» The problem
Your output is the lines from the first one to the one containing "x(d[0])).y(d => y(d[1])));", repeated exactly, with images left out.
--- Begin Data section ---
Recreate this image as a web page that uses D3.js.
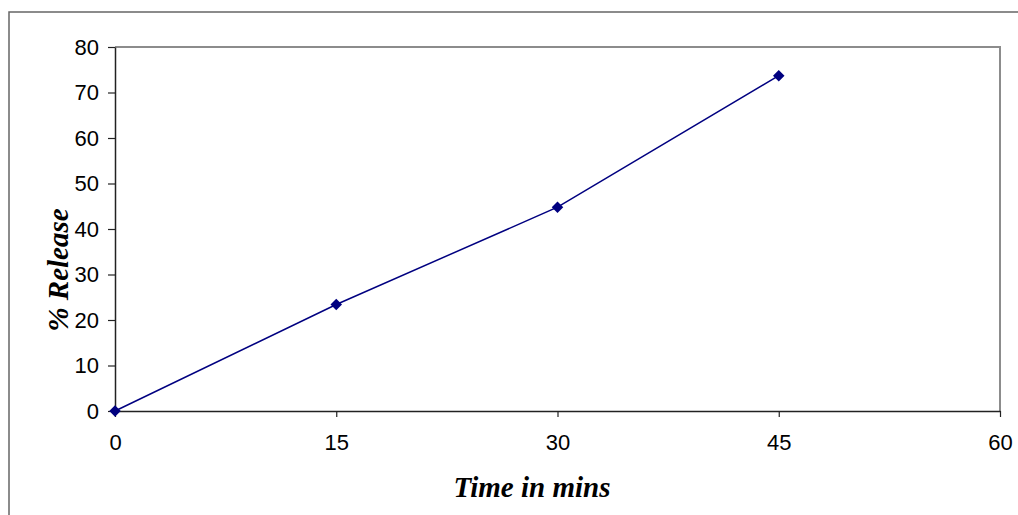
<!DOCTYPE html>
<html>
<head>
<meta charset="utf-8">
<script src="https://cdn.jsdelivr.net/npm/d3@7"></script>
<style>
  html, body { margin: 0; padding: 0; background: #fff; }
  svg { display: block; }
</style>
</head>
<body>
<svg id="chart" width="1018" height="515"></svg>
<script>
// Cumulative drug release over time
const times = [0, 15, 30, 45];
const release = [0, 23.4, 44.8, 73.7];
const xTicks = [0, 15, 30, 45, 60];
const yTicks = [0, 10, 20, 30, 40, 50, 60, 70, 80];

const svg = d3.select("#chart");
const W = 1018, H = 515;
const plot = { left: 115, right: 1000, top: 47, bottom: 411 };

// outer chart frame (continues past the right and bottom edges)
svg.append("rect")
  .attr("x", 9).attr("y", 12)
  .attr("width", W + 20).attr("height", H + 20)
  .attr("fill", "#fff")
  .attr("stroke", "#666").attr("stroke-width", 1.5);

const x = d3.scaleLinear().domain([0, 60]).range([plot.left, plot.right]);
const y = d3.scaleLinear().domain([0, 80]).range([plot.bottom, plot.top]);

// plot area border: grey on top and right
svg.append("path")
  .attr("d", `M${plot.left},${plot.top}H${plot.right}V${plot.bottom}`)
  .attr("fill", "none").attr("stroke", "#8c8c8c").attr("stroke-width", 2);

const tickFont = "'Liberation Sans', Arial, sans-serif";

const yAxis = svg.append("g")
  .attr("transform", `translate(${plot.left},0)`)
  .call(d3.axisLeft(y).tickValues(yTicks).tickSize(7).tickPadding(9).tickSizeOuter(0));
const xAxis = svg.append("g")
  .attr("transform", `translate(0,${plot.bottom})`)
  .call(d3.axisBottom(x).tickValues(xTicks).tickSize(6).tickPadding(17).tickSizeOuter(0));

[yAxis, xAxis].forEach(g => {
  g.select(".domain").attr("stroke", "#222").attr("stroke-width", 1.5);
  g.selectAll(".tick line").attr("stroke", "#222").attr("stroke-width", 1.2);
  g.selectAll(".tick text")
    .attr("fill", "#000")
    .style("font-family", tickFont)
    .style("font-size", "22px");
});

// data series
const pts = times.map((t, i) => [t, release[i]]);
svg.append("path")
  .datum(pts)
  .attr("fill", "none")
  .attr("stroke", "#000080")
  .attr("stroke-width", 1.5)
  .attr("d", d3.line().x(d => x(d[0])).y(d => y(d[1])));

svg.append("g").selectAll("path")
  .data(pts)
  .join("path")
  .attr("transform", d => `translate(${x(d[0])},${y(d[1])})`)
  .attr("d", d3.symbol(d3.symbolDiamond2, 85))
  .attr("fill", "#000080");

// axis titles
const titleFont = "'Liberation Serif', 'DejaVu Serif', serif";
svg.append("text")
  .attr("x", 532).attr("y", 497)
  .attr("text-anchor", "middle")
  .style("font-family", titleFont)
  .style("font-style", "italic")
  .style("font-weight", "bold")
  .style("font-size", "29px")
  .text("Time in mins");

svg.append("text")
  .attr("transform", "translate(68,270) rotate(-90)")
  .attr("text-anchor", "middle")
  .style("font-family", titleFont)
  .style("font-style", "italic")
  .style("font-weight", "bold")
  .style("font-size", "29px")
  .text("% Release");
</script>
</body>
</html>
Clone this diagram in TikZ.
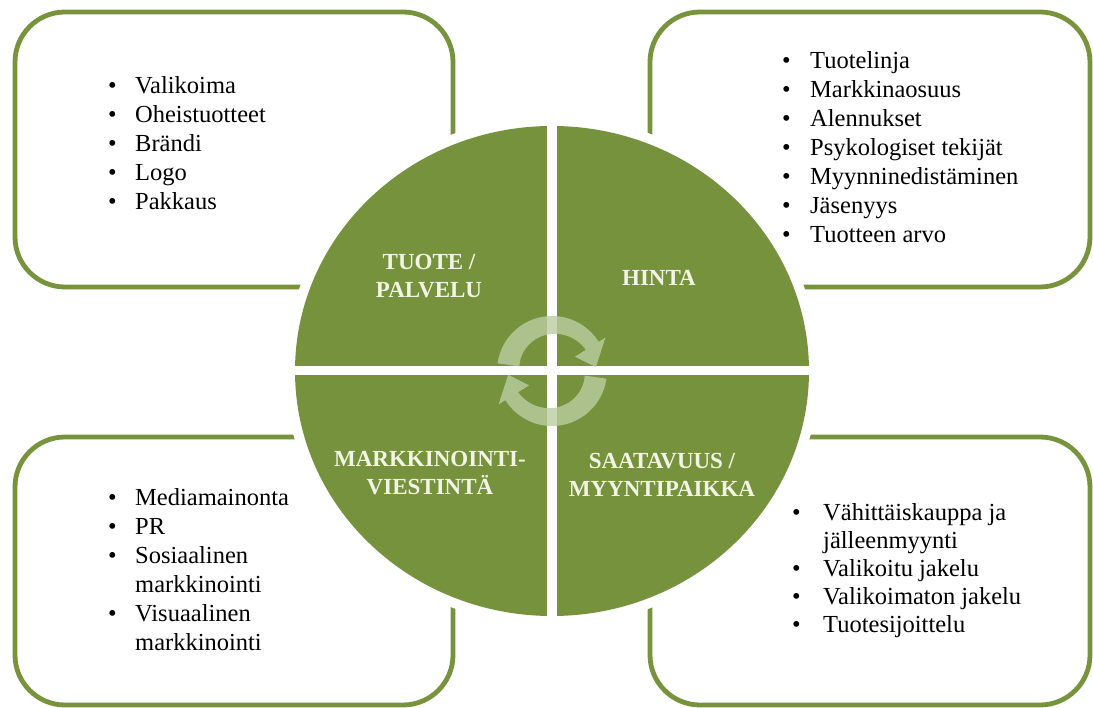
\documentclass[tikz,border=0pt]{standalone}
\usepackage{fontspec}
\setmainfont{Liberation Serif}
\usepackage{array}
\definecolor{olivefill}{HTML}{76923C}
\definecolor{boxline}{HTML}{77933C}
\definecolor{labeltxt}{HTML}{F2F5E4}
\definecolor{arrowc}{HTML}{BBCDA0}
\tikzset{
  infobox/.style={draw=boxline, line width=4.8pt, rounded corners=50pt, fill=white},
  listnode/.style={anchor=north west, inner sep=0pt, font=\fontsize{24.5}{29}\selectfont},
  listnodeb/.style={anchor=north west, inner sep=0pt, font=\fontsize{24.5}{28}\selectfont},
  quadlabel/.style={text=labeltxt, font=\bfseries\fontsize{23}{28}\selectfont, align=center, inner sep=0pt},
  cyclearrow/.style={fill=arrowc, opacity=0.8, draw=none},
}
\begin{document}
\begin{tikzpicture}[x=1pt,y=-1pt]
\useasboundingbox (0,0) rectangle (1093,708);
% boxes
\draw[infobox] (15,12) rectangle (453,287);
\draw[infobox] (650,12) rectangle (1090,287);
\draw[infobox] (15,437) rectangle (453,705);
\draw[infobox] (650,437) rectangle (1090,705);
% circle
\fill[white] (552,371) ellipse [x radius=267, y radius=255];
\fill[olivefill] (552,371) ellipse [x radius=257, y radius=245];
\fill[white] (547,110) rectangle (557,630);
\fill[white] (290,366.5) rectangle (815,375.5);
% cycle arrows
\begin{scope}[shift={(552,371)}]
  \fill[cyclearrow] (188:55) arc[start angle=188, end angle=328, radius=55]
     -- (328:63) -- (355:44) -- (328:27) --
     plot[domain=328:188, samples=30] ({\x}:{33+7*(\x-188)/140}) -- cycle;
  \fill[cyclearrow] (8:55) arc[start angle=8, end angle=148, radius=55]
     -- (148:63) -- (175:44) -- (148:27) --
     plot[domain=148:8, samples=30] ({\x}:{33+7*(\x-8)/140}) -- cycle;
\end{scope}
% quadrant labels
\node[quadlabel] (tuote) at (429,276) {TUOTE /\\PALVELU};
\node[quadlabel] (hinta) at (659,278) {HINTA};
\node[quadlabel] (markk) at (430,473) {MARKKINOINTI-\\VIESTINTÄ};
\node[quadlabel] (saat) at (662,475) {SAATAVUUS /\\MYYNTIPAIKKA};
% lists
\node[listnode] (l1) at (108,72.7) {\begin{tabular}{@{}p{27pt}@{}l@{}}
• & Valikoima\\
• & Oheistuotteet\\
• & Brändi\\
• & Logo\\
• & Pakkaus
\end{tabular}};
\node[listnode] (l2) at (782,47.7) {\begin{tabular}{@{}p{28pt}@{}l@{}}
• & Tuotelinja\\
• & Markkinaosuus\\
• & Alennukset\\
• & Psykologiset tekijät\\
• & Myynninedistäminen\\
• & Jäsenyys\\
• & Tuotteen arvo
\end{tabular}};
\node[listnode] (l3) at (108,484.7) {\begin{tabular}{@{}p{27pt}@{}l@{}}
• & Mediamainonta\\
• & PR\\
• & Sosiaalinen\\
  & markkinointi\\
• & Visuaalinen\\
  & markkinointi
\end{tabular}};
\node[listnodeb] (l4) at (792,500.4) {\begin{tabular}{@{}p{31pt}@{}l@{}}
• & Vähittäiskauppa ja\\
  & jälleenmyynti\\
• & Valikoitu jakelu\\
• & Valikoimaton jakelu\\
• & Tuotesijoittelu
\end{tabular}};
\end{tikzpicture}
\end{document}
--- End Data section ---
» Response below
Recreate this image as a web page that uses D3.js.
<!DOCTYPE html>
<html>
<head>
<meta charset="utf-8">
<script src="https://cdn.jsdelivr.net/npm/d3@7"></script>
<style>
  html, body { margin: 0; padding: 0; background: #fff; }
  svg { display: block; }
</style>
</head>
<body>
<svg id="chart" width="1018" height="515"></svg>
<script>
// Cumulative drug release over time
const times = [0, 15, 30, 45];
const release = [0, 23.4, 44.8, 73.7];
const xTicks = [0, 15, 30, 45, 60];
const yTicks = [0, 10, 20, 30, 40, 50, 60, 70, 80];

const svg = d3.select("#chart");
const W = 1018, H = 515;
const plot = { left: 115, right: 1000, top: 47, bottom: 411 };

// outer chart frame (continues past the right and bottom edges)
svg.append("rect")
  .attr("x", 9).attr("y", 12)
  .attr("width", W + 20).attr("height", H + 20)
  .attr("fill", "#fff")
  .attr("stroke", "#666").attr("stroke-width", 1.5);

const x = d3.scaleLinear().domain([0, 60]).range([plot.left, plot.right]);
const y = d3.scaleLinear().domain([0, 80]).range([plot.bottom, plot.top]);

// plot area border: grey on top and right
svg.append("path")
  .attr("d", `M${plot.left},${plot.top}H${plot.right}V${plot.bottom}`)
  .attr("fill", "none").attr("stroke", "#8c8c8c").attr("stroke-width", 2);

const tickFont = "'Liberation Sans', Arial, sans-serif";

const yAxis = svg.append("g")
  .attr("transform", `translate(${plot.left},0)`)
  .call(d3.axisLeft(y).tickValues(yTicks).tickSize(7).tickPadding(9).tickSizeOuter(0));
const xAxis = svg.append("g")
  .attr("transform", `translate(0,${plot.bottom})`)
  .call(d3.axisBottom(x).tickValues(xTicks).tickSize(6).tickPadding(17).tickSizeOuter(0));

[yAxis, xAxis].forEach(g => {
  g.select(".domain").attr("stroke", "#222").attr("stroke-width", 1.5);
  g.selectAll(".tick line").attr("stroke", "#222").attr("stroke-width", 1.2);
  g.selectAll(".tick text")
    .attr("fill", "#000")
    .style("font-family", tickFont)
    .style("font-size", "22px");
});

// data series
const pts = times.map((t, i) => [t, release[i]]);
svg.append("path")
  .datum(pts)
  .attr("fill", "none")
  .attr("stroke", "#000080")
  .attr("stroke-width", 1.5)
  .attr("d", d3.line().x(d => x(d[0])).y(d => y(d[1])));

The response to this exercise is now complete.